§ Stored data:

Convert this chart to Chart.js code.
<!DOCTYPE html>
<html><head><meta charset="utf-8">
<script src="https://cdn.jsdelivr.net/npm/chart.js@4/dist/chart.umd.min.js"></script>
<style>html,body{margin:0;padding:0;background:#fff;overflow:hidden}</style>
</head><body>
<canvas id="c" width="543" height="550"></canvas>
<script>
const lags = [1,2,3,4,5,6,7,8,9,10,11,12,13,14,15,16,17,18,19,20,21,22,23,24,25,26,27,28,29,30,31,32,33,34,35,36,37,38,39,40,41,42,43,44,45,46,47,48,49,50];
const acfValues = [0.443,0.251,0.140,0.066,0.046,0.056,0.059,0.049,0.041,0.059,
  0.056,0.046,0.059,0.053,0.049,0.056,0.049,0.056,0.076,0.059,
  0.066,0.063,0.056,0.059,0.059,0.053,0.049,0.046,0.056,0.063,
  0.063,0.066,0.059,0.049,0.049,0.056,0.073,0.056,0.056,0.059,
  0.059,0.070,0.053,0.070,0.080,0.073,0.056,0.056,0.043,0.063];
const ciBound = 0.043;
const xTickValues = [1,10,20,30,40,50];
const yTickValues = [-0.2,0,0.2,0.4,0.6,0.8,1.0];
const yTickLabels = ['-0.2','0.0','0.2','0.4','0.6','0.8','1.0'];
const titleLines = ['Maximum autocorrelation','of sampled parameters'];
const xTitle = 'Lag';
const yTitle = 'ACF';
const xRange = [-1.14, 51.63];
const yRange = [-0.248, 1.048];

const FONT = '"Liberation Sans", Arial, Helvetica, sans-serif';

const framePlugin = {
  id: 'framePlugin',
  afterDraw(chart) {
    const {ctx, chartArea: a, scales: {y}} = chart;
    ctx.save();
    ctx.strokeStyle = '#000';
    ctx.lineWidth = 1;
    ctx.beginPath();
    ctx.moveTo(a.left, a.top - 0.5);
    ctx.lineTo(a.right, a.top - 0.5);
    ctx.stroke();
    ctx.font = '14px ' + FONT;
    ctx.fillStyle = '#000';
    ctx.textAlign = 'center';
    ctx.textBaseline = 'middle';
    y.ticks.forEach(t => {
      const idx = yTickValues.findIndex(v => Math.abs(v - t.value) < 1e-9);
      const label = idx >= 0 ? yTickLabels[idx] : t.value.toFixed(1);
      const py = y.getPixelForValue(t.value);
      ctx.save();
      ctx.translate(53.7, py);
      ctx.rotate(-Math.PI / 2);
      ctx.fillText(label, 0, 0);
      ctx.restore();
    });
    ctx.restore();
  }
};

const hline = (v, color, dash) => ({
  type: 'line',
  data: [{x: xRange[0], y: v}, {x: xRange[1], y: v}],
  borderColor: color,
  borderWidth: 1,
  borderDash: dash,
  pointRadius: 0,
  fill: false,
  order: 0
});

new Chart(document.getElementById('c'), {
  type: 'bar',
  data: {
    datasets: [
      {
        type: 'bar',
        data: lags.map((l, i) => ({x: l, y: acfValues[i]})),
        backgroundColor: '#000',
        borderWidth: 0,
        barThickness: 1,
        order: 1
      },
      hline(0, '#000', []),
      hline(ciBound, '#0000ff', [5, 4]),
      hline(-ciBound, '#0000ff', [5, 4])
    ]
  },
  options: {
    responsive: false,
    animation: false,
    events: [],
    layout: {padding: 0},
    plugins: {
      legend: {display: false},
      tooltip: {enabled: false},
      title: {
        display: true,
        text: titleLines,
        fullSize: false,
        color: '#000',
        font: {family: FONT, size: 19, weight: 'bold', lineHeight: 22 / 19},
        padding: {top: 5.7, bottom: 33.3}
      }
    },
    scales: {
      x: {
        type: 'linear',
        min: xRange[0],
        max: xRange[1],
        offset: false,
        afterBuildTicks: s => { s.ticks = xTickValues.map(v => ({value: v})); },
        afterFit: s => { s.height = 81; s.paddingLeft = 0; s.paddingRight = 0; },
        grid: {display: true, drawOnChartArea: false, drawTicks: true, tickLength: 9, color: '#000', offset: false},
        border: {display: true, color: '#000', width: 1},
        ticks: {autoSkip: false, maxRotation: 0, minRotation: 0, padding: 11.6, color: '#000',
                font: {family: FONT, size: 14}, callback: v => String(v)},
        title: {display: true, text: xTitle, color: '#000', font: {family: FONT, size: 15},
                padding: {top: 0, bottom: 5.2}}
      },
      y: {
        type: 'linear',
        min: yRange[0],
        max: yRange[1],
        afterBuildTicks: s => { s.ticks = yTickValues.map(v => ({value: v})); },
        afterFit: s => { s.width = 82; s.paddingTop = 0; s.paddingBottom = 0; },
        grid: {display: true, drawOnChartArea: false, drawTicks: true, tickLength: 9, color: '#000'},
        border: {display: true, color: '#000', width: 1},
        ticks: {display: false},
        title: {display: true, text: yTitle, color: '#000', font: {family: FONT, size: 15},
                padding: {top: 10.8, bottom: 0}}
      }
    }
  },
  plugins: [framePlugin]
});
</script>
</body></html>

§ Prompt: Retype all of the material, keeping each line exact.

§ Solution to this problem:
Convert this chart to Chart.js code.
<!DOCTYPE html>
<html><head><meta charset="utf-8">
<script src="https://cdn.jsdelivr.net/npm/chart.js@4/dist/chart.umd.min.js"></script>
<style>html,body{margin:0;padding:0;background:#fff;overflow:hidden}</style>
</head><body>
<canvas id="c" width="543" height="550"></canvas>
<script>
const lags = [1,2,3,4,5,6,7,8,9,10,11,12,13,14,15,16,17,18,19,20,21,22,23,24,25,26,27,28,29,30,31,32,33,34,35,36,37,38,39,40,41,42,43,44,45,46,47,48,49,50];
const acfValues = [0.443,0.251,0.140,0.066,0.046,0.056,0.059,0.049,0.041,0.059,
  0.056,0.046,0.059,0.053,0.049,0.056,0.049,0.056,0.076,0.059,
  0.066,0.063,0.056,0.059,0.059,0.053,0.049,0.046,0.056,0.063,
  0.063,0.066,0.059,0.049,0.049,0.056,0.073,0.056,0.056,0.059,
  0.059,0.070,0.053,0.070,0.080,0.073,0.056,0.056,0.043,0.063];
const ciBound = 0.043;
const xTickValues = [1,10,20,30,40,50];
const yTickValues = [-0.2,0,0.2,0.4,0.6,0.8,1.0];
const yTickLabels = ['-0.2','0.0','0.2','0.4','0.6','0.8','1.0'];
const titleLines = ['Maximum autocorrelation','of sampled parameters'];
const xTitle = 'Lag';
const yTitle = 'ACF';
const xRange = [-1.14, 51.63];
const yRange = [-0.248, 1.048];

const FONT = '"Liberation Sans", Arial, Helvetica, sans-serif';

const framePlugin = {
  id: 'framePlugin',
  afterDraw(chart) {
    const {ctx, chartArea: a, scales: {y}} = chart;
    ctx.save();
    ctx.strokeStyle = '#000';
    ctx.lineWidth = 1;
    ctx.beginPath();
    ctx.moveTo(a.left, a.top - 0.5);
    ctx.lineTo(a.right, a.top - 0.5);
    ctx.stroke();
    ctx.font = '14px ' + FONT;
    ctx.fillStyle = '#000';
    ctx.textAlign = 'center';
    ctx.textBaseline = 'middle';
    y.ticks.forEach(t => {
      const idx = yTickValues.findIndex(v => Math.abs(v - t.value) < 1e-9);
      const label = idx >= 0 ? yTickLabels[idx] : t.value.toFixed(1);
      const py = y.getPixelForValue(t.value);
      ctx.save();
      ctx.translate(53.7, py);
      ctx.rotate(-Math.PI / 2);
      ctx.fillText(label, 0, 0);
      ctx.restore();
    });
    ctx.restore();
  }
};

const hline = (v, color, dash) => ({
  type: 'line',
  data: [{x: xRange[0], y: v}, {x: xRange[1], y: v}],
  borderColor: color,
  borderWidth: 1,
  borderDash: dash,
  pointRadius: 0,
  fill: false,
  order: 0
});

new Chart(document.getElementById('c'), {
  type: 'bar',
  data: {
    datasets: [
      {
        type: 'bar',
        data: lags.map((l, i) => ({x: l, y: acfValues[i]})),
        backgroundColor: '#000',
        borderWidth: 0,
        barThickness: 1,
        order: 1
      },
      hline(0, '#000', []),
      hline(ciBound, '#0000ff', [5, 4]),
      hline(-ciBound, '#0000ff', [5, 4])
    ]
  },
  options: {
    responsive: false,
    animation: false,
    events: [],
    layout: {padding: 0},
    plugins: {
      legend: {display: false},
      tooltip: {enabled: false},
      title: {
        display: true,
        text: titleLines,
        fullSize: false,
        color: '#000',
        font: {family: FONT, size: 19, weight: 'bold', lineHeight: 22 / 19},
        padding: {top: 5.7, bottom: 33.3}
      }
    },
    scales: {
      x: {
        type: 'linear',
        min: xRange[0],
        max: xRange[1],
        offset: false,
        afterBuildTicks: s => { s.ticks = xTickValues.map(v => ({value: v})); },
        afterFit: s => { s.height = 81; s.paddingLeft = 0; s.paddingRight = 0; },
        grid: {display: true, drawOnChartArea: false, drawTicks: true, tickLength: 9, color: '#000', offset: false},
        border: {display: true, color: '#000', width: 1},
        ticks: {autoSkip: false, maxRotation: 0, minRotation: 0, padding: 11.6, color: '#000',
                font: {family: FONT, size: 14}, callback: v => String(v)},
        title: {display: true, text: xTitle, color: '#000', font: {family: FONT, size: 15},
                padding: {top: 0, bottom: 5.2}}
      },
      y: {
        type: 'linear',
        min: yRange[0],
        max: yRange[1],
        afterBuildTicks: s => { s.ticks = yTickValues.map(v => ({value: v})); },
        afterFit: s => { s.width = 82; s.paddingTop = 0; s.paddingBottom = 0; },
        grid: {display: true, drawOnChartArea: false, drawTicks: true, tickLength: 9, color: '#000'},
        border: {display: true, color: '#000', width: 1},
        ticks: {display: false},
        title: {display: true, text: yTitle, color: '#000', font: {family: FONT, size: 15},
                padding: {top: 10.8, bottom: 0}}
      }
    }
  },
  plugins: [framePlugin]
});
</script>
</body></html>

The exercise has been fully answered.